LIBRARY_INSTALLATION_DIR in library.make will default to
$(GNUSTEP_LIBRARIES) which now means the target dir and library combo
will be added automatically by library.make and should *not* be added
by the user GNUmakefile

a new clibrary.make makefile for libraries not depending on the
library combo will be added.  This makefile will do the same as
library.make, but will not link against any library combo library, and
will not add the library combo part to the installation path.  This
makefile will only be useful for C stuff, as if you compile ObjC code,
you have to tell the compiler which runtime you're generating code
for, so you're automatically getting into the library-combo business
because the generated code only will run when linked with that
particular runtime library (the case that the library is the runtime
library itself makes no exception, it only works with that runtime).

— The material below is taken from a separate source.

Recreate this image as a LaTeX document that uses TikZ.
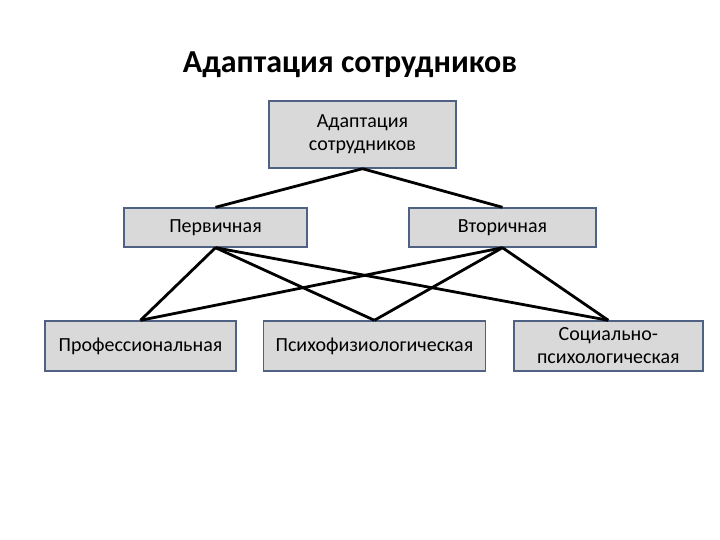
\documentclass[tikz,border=0pt]{standalone}
\usepackage{fontspec}
\setmainfont{Carlito}
\usepackage{xcolor}
\usetikzlibrary{positioning}
\definecolor{boxgray}{HTML}{D9D9D9}
\definecolor{frame}{HTML}{4F6283}
\tikzset{
  box/.style ={draw=frame, line width=1.4pt, fill=boxgray, align=center, font=\fontsize{20}{23}\selectfont, inner sep=2pt},
  lnk/.style ={line width=2.8pt, black},
  ttl/.style ={font=\bfseries\fontsize{32}{36}\selectfont},
}

\begin{document}
\begin{tikzpicture}[x=1pt,y=-1pt]
  \useasboundingbox (0,0) rectangle (720,540);
  \node[ttl] (title) at (350,65) {Адаптация сотрудников};
  \node[box, minimum width=187pt, minimum height=67pt] (adapt) at (362.5,134.5) {Адаптация\\сотрудников};
  \node[box, minimum width=183pt, minimum height=39pt] (prim) at (215.5,227.5) {Первичная};
  \node[box, minimum width=187pt, minimum height=39pt] (sec) at (502.5,227.5) {Вторичная};
  \node[box, minimum width=191pt, minimum height=50pt] (prof) at (140.5,346) {Профессиональная};
  \node[box, minimum width=222pt, minimum height=50pt, right=26pt of prof] (psy) {Психофизиологическая};
  \node[box, minimum width=189pt, minimum height=50pt, right=27pt of psy] (soc) {Социально-\\психологическая};
  \draw[lnk] (adapt.south)--(prim.north);
  \draw[lnk] (adapt.south)--(sec.north);
  \foreach \up in {prim,sec}
    \foreach \dn in {prof,psy,soc}
      \draw[lnk] (\up.south)--(\dn.north);
\end{tikzpicture}
\end{document}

additionally, we might think of merging the ctool and clibrary
makefiles into the tool and library ones, perhaps ctool.make and
clibrary.make might simply include tool.make and library.make after
setting some NO_LIBRARY_COMBO_CODE variable which will modify
tool.make and library.make behaviour not to link against library-combo
stuff and not to add library-combo stuff to object paths and
installation paths.  Perhaps a better name for that variable should be
chosen, and it would be used everywhere, so any target could be run in
no-library-combo mode just by setting that, say
xxx_NO_LIBRARY_COMBO_CODE = yes.  We would still provide ctool.make
for backward compatibility.

The main reason I have not yet put any of this into existence, is that
the library API changes might break existing makefiles which where
relying on the previous (even documented) behaviour of
GNUSTEP_LIBRARIES and LIBRARY_INSTALLATION_DIR.  I think by defining a
backward-compatibility deprecated GNUSTEP_LIBRARIES_ROOT (to be the
same as it was before, and the same as the new GNUSTEP_LIBRARIES) we
should minimize damages, for the following reasons:

<note: libobjc is an exception as it uses both
LIBRARY_INSTALLATION_DIR and GNUSTEP_TARGET_LIBRARIES but it's because
it's trying to install outside the library-combo, I don't think any
other libraries do>

LIBRARY_INSTALLATION_DIR was introduced in January 2001, and was
seriously buggy (wasn't creating installation directories) till some
days ago - so I suppose few people if any are using it.

GNUSTEP_LIBRARIES_ROOT would still be there using the
backward-compatibility definition.

GNUSTEP_TARGET_LIBRARIES and GNUSTEP_LIBRARIES - I don't think these
are used anywhere.

Because we have introduced variables representing gnustep-make
versions, if we raise the version numbers after the backwards
incompatible changes, as a last resort makefiles can still be written
which run both on old systems than on new, they simply need to check
GNUSTEP_MAKE_VERSION and include different code according to that.